Llevo toda mi vida dedicado a la enseñanza, pero todavía hoy, si alguien me pregunta en qué consiste exactamente la educación, me siento tan perdido como si se me preguntara por las turbulencias del mercado bursátil o por el juego del cricket. A todos nos dan una educación, se supone. Educar viene del latín “educere”, que significa conducir. Otras etimologías relacionan la palabra “educar” o “educación” con alimento. En la primera acepción etimológica, el maestro conduce o encamina al discípulo desde las oscuras grutas de la ignorancia a los campos luminosos del conocimiento. En la segunda, el maestro lo nutre y lo amamanta de saber, como la madre antes lo había amantado con leche.
Pero ¿qué debemos entender por conocimiento o por saber? Y aquí aparece, yo creo, el primer dilema.
Sócrates diría que consiste en revelar la verdad de las cosas, mientras que Locke lo que nos diría es que el saber consiste en construir una verdad, la que sea, mediante el ordenamiento de las impresiones. Si el saber es innato o preexistente, el maestro es un guía o, como diría Sócrates, una partera que con sus fórceps sonsaca la verdad al educando; si el saber es empírico, entonces el maestro, más que conducir o alumbrar, instruye y construye verdades. Una partera ayuda a dar a luz, pero no es esencial en el alumbramiento, mientras que el constructor tiene un papel fundamental en la formación de un individuo.
En alemán educación puede traducirse por Bildung, que implica formación, aunque su origen etimológico es construir, como lo es building en inglés. Quien cree que el niño nace con ideas innatas o cree que existe un mundo suprasensible, concibe la educación como un estímulo y como un alumbramiento de lo que ya de por sí existe. Quien cree que la mente es una tabula rasa donde se van imprimiendo las impresiones del mundo externo, otorga al maestro casi toda la responsabilidad en la formación del discípulo.

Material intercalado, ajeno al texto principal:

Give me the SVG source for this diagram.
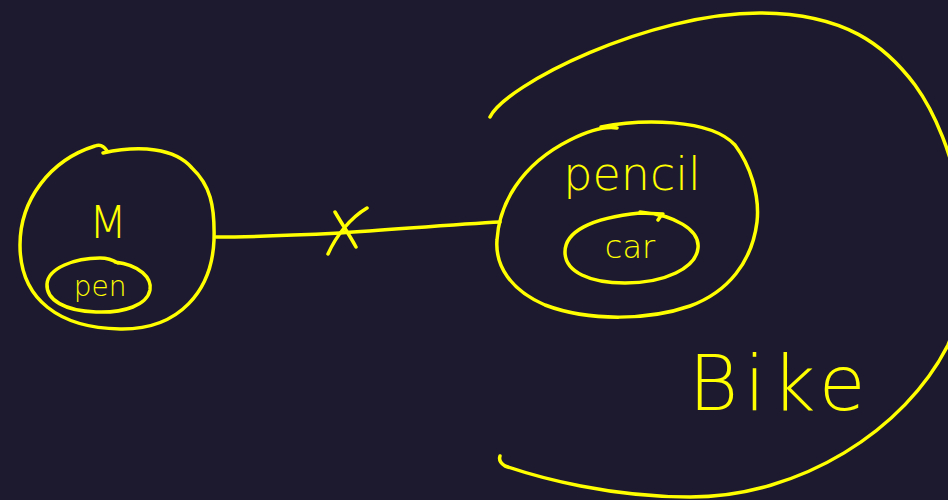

¿A qué carta debemos quedarnos, pues? El maestro ¿guía o forma al discípulo? Y si lo guía, ¿adónde lo guía? Y si lo forma ¿cuál debe de ser su patrón o su librillo?
Rousseau en su Emilio sospechaba que la educación las más de las veces no hacía más que corromper y deformar al niño y que lo mejor que se podía hacer es dejarle que se eduque por libre, sin demasiadas constricciones, en armonía con la naturaleza. Ya se sabe: el mal no está en el individuo, sino en la sociedad. El problema de esta postura es que el individuo no puede vivir fuera de la sociedad y que la sociedad no se preocupa ni poco ni mucho de formar individuos, sino de moldear ciudadanos dentro de un determinado paradigma cultural compuesto de leyes, de códigos y de etiquetas. Toda buena educación suele ser casi siempre la adquisición de un manual de instrucciones para manejarse por el laberinto social. ¿Y el saber?
Pues no lo sé. O lo único que sé es que no sé qué es saber. Pero si se me insiste, diré, así al pronto y tal como me viene, que saber no es más que el diestro dominio de las lenguas donde uno vive (sea el francés, las señales de tráfico o el lenguaje de los ordenadores), además de tener siempre presente la sabiduría del Eclesiastés y aquello de Pulvis es et in pulverum reverteris.